Canadian Haute Route

By Andy Dappen | Backcountry | January 2004
"Unbelievable. I can't believe anyone would ski carrying such weight." Rinaldo Borra, a Swiss mountain guide who spends his winters in British Columbia as a heli-ski guide, has just hefted the 45-pound pack he will be toting over the Spearhead Traverse for the next five days, and is not enjoying what he feels. Back in Switzerland where Borra spends at least a month each year guiding in the Alps, his patrons rely on provisions from the huts and, therefore, carry anoretic day packs. "In Europe, my clients would laugh and go home if I gave them this pack."

This is not Europe, however. While the Spearhead, a classic high route that interconnects the backcountry of Canada's two largest ski hills (Blackcomb and Whistler), does have one primitive hut along its length, the traverse lacks the network of stocked structures that makes European ski touring so comfortable AND so crowded.

Nonetheless, the Spearhead really does have much in common with Old World touring. In fact, it is often likened to a European ski traverse because lifts carry you painlessly above the green nightmare of vegetation that makes so much of the Coast Range inaccessible. Using the high-speed quads at Blackcomb Mountain, you ride a vertical mile skyward expending cash ($20 CND) rather than sweat. You reach the white zone without sacrificing a drop of blood to Devil's Club.

The glaciers of the region are also of European scale. Like the Pennine Alps where Borra lives and guides, the domain of ice in the Coast Range defies imagination. Glaciers hundreds of yards deep and whole valleys long smother the mountains like sea stars settled over clams. When I ask Borra about this comparison, however, he is quick to illustrate differences. These mountains are more spread out than those of his native land. In Switzerland the peaks rise faster from the valley floor and jut higher into the sky. "And," he reminds me, "we don't carry these ridiculous packs."

For our other team member, Mike Hattrup, the packs accompanying North American ski tours are as much a part of the game as skis. Hattrup, a former mogul specialist for the US Freestyle Team and now the telemark guru for the K2 Corporation (and guide for Pro Guiding Service), has skied the Old World, the New World, and many points inbetween, including Greenland and New Zealand. He's enjoyed the huts that put the cush (and crowds) into the European scene, and he's shouldered the heavy packs that ensure the isolation (and virgin snow) of North American adventures.

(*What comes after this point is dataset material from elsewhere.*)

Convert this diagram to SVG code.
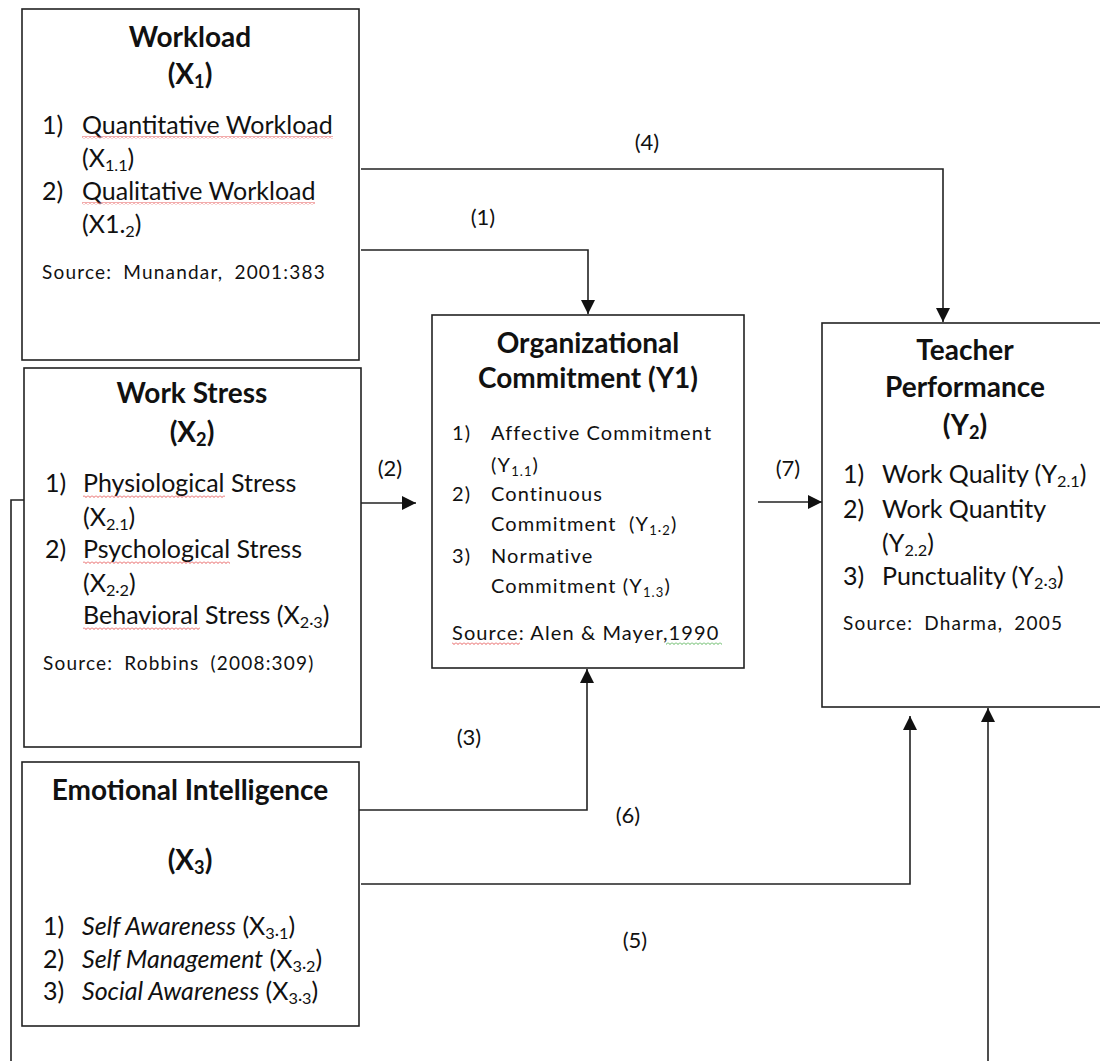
<svg xmlns="http://www.w3.org/2000/svg" width="1100" height="1061" viewBox="0 0 1100 1061">
<style>
  text { font-family: Lato, "Liberation Sans", sans-serif; fill: #111; }
  .box { fill: #fff; stroke: #222; stroke-width: 1.6; }
  .title { font-size: 28px; font-weight: bold; text-anchor: middle; }
  .body { font-size: 25px; }
  .org { font-size: 20px; letter-spacing: 1.1px; }
  .src { font-size: 19px; letter-spacing: 1.2px; word-spacing: 5px; }
  .it { font-style: italic; }
  .lbl { font-size: 22px; text-anchor: middle; }
  .sub { font-size: 65%; }
  .conn { fill: none; stroke: #222; stroke-width: 1.6; }
</style>
<defs>
  <marker id="arr" markerUnits="userSpaceOnUse" markerWidth="14" markerHeight="14" viewBox="0 0 10 10" refX="10" refY="5" orient="auto">
    <path d="M0,0 L10,5 L0,10 z" fill="#111"/>
  </marker>
  <pattern id="wavyR" patternUnits="userSpaceOnUse" width="4" height="3">
    <path d="M0,0.5 L2,2.5 L4,0.5" fill="none" stroke="#e03030" stroke-width="0.8"/>
  </pattern>
  <pattern id="wavyG" patternUnits="userSpaceOnUse" width="4" height="3">
    <path d="M0,0.5 L2,2.5 L4,0.5" fill="none" stroke="#30a030" stroke-width="0.8"/>
  </pattern>
</defs>

<g id="connectors">
  <path class="conn" d="M361,250 H588 V314" marker-end="url(#arr)"/>
  <path class="conn" d="M361,169 H943 V322" marker-end="url(#arr)"/>
  <path class="conn" d="M361,503 H416" marker-end="url(#arr)"/>
  <path class="conn" d="M758,502 H822" marker-end="url(#arr)"/>
  <path class="conn" d="M359,810 H587 V669" marker-end="url(#arr)"/>
  <path class="conn" d="M361,884 H910 V716" marker-end="url(#arr)"/>
  <path class="conn" d="M24,500 H11 V1061"/>
  <path class="conn" d="M988,1061 V708" marker-end="url(#arr)"/>
  <text class="lbl" x="647" y="150">(4)</text>
  <text class="lbl" x="483" y="225">(1)</text>
  <text class="lbl" x="390" y="476">(2)</text>
  <text class="lbl" x="788" y="476">(7)</text>
  <text class="lbl" x="469" y="745">(3)</text>
  <text class="lbl" x="628" y="823">(6)</text>
  <text class="lbl" x="635" y="948">(5)</text>
</g>

<g id="workload">
  <rect class="box" x="22" y="9" width="337" height="351"/>
  <text class="title" x="190" y="47">Workload</text>
  <text class="title" x="190" y="84">(X<tspan class="sub" dy="4">1</tspan><tspan dy="-4">)</tspan></text>
  <text class="body" x="42" y="134">1)</text>
  <text class="body" x="82" y="134">Quantitative Workload</text>
  <rect x="82" y="136" width="251" height="3" fill="url(#wavyR)"/>
  <text class="body" x="82" y="167">(X<tspan class="sub" dy="4">1.1</tspan><tspan dy="-4">)</tspan></text>
  <text class="body" x="42" y="200">2)</text>
  <text class="body" x="82" y="200">Qualitative Workload</text>
  <rect x="82" y="202" width="233" height="3" fill="url(#wavyR)"/>
  <text class="body" x="82" y="233">(X1.<tspan class="sub" dy="4">2</tspan><tspan dy="-4">)</tspan></text>
  <text class="src" x="42" y="279">Source: Munandar, 2001:383</text>
</g>

<g id="workstress">
  <rect class="box" x="24" y="368" width="337" height="379"/>
  <text class="title" x="192" y="403">Work Stress</text>
  <text class="title" x="192" y="442">(X<tspan class="sub" dy="4">2</tspan><tspan dy="-4">)</tspan></text>
  <text class="body" x="45" y="492">1)</text>
  <text class="body" x="83" y="492">Physiological Stress</text>
  <rect x="83" y="495" width="142" height="3" fill="url(#wavyR)"/>
  <text class="body" x="83" y="526">(X<tspan class="sub" dy="4">2.1</tspan><tspan dy="-4">)</tspan></text>
  <text class="body" x="45" y="558">2)</text>
  <text class="body" x="83" y="558">Psychological Stress</text>
  <rect x="83" y="561" width="147" height="3" fill="url(#wavyR)"/>
  <text class="body" x="83" y="592">(X<tspan class="sub" dy="4">2·2</tspan><tspan dy="-4">)</tspan></text>
  <text class="body" x="83" y="624">Behavioral Stress (X<tspan class="sub" dy="4">2·3</tspan><tspan dy="-4">)</tspan></text>
  <rect x="83" y="627" width="117" height="3" fill="url(#wavyR)"/>
  <text class="src" x="43" y="670">Source: Robbins (2008:309)</text>
</g>

<g id="emotional">
  <rect class="box" x="22" y="762" width="337" height="264"/>
  <text class="title" x="190" y="800">Emotional Intelligence</text>
  <text class="title" x="190" y="870">(X<tspan class="sub" dy="4">3</tspan><tspan dy="-4">)</tspan></text>
  <text class="body" x="43" y="935">1)</text>
  <text class="body" x="82" y="935"><tspan class="it">Self Awareness</tspan> (X<tspan class="sub" dy="4">3·1</tspan><tspan dy="-4">)</tspan></text>
  <text class="body" x="43" y="968">2)</text>
  <text class="body" x="82" y="968"><tspan class="it">Self Management</tspan> (X<tspan class="sub" dy="4">3·2</tspan><tspan dy="-4">)</tspan></text>
  <text class="body" x="43" y="1000">3)</text>
  <text class="body" x="82" y="1000"><tspan class="it">Social Awareness</tspan> (X<tspan class="sub" dy="4">3·3</tspan><tspan dy="-4">)</tspan></text>
</g>

<g id="orgcommitment">
  <rect class="box" x="432" y="315" width="312" height="353"/>
  <text class="title" x="588" y="353">Organizational</text>
  <text class="title" x="588" y="388">Commitment (Y1)</text>
  <text class="org" x="452" y="440">1)</text>
  <text class="org" x="491" y="440">Affective Commitment</text>
  <text class="org" x="491" y="472">(Y<tspan class="sub" dy="4">1.1</tspan><tspan dy="-4">)</tspan></text>
  <text class="org" x="452" y="501">2)</text>
  <text class="org" x="491" y="501">Continuous</text>
  <text class="org" x="491" y="531" xml:space="preserve">Commitment  (Y<tspan class="sub" dy="4">1·2</tspan><tspan dy="-4">)</tspan></text>
  <text class="org" x="452" y="563">3)</text>
  <text class="org" x="491" y="563">Normative</text>
  <text class="org" x="491" y="593">Commitment (Y<tspan class="sub" dy="4">1.3</tspan><tspan dy="-4">)</tspan></text>
  <text class="org" x="452" y="640">Source: Alen &amp; Mayer,1990</text>
  <rect x="452" y="642" width="68" height="3" fill="url(#wavyR)"/>
  <rect x="666" y="642" width="56" height="3" fill="url(#wavyG)"/>
</g>

<g id="teacherperformance">
  <rect class="box" x="822" y="323" width="290" height="384"/>
  <text class="title" x="965" y="360">Teacher</text>
  <text class="title" x="965" y="397">Performance</text>
  <text class="title" x="965" y="435">(Y<tspan class="sub" dy="4">2</tspan><tspan dy="-4">)</tspan></text>
  <text class="body" x="843" y="483">1)</text>
  <text class="body" x="882" y="483">Work Quality (Y<tspan class="sub" dy="4">2.1</tspan><tspan dy="-4">)</tspan></text>
  <text class="body" x="843" y="518">2)</text>
  <text class="body" x="882" y="518">Work Quantity</text>
  <text class="body" x="882" y="552">(Y<tspan class="sub" dy="4">2.2</tspan><tspan dy="-4">)</tspan></text>
  <text class="body" x="843" y="585">3)</text>
  <text class="body" x="882" y="585">Punctuality (Y<tspan class="sub" dy="4">2·3</tspan><tspan dy="-4">)</tspan></text>
  <text class="src" x="843" y="630">Source: Dharma, 2005</text>
</g>
</svg>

As we traverse out of the Blackcomb ski area and reach the col between Blackcomb Mountain and Spearhead Mountain, Hattrup surveys the route before us. "I don't see a single track out there."

Borra warms to this realization. "Unbelievable," he mutters. "In Europe, the off-piste near such big ski areas would have hundreds of tracks." The realization seems to lighten his load.

Our good visibility lightens my load. The Spearhead Traverse crosses 12 glaciers and threads through 15 gaps, all of them above timberline. The size of these glaciers, not to mention the 450 inches of snow that hammers the ski areas, speaks convincingly of the area's proclivity toward poor weather. From April (the time of our visit) to mid-May, visitors are likely to encounter relatively good weather, but fifty-fifty odds of decent visibility is about as good as it gets.

Navigating the terrain by instruments alone spooks many skiers, so the route is commonly seized by speed. When fair weather strikes, Spearhead skiers catch the first lift up Blackcomb and embark on a two or three day blitz. We're playing the game differently. We've budgeted five to six days so that we can travel the terrain AND track the ski peaks passed en route.

From our viewpoint at the Spearhead/Blackcomb col, we drop down to the Decker Glacier, climb that glacier to an indistinct shoulder, then drop onto the Trorey Glacier. By the time we reach another gap between the Trorey and Tremor glaciers, we can resist the bait no longer. It's nearly 6:00 p.m. but the steep northwest face of Mt. Pattison begs to be tracked. We dump the camping gear and climb upward using the gentler terrain of the north ridge and the east face to access the top. The east face has been hammered by mid-April sunshine the past two days and its shadowed corn snows have refrozen into a inclined rink. But as soon as we cross over the summit onto the northern slopes, we are looking at a winter snowpack.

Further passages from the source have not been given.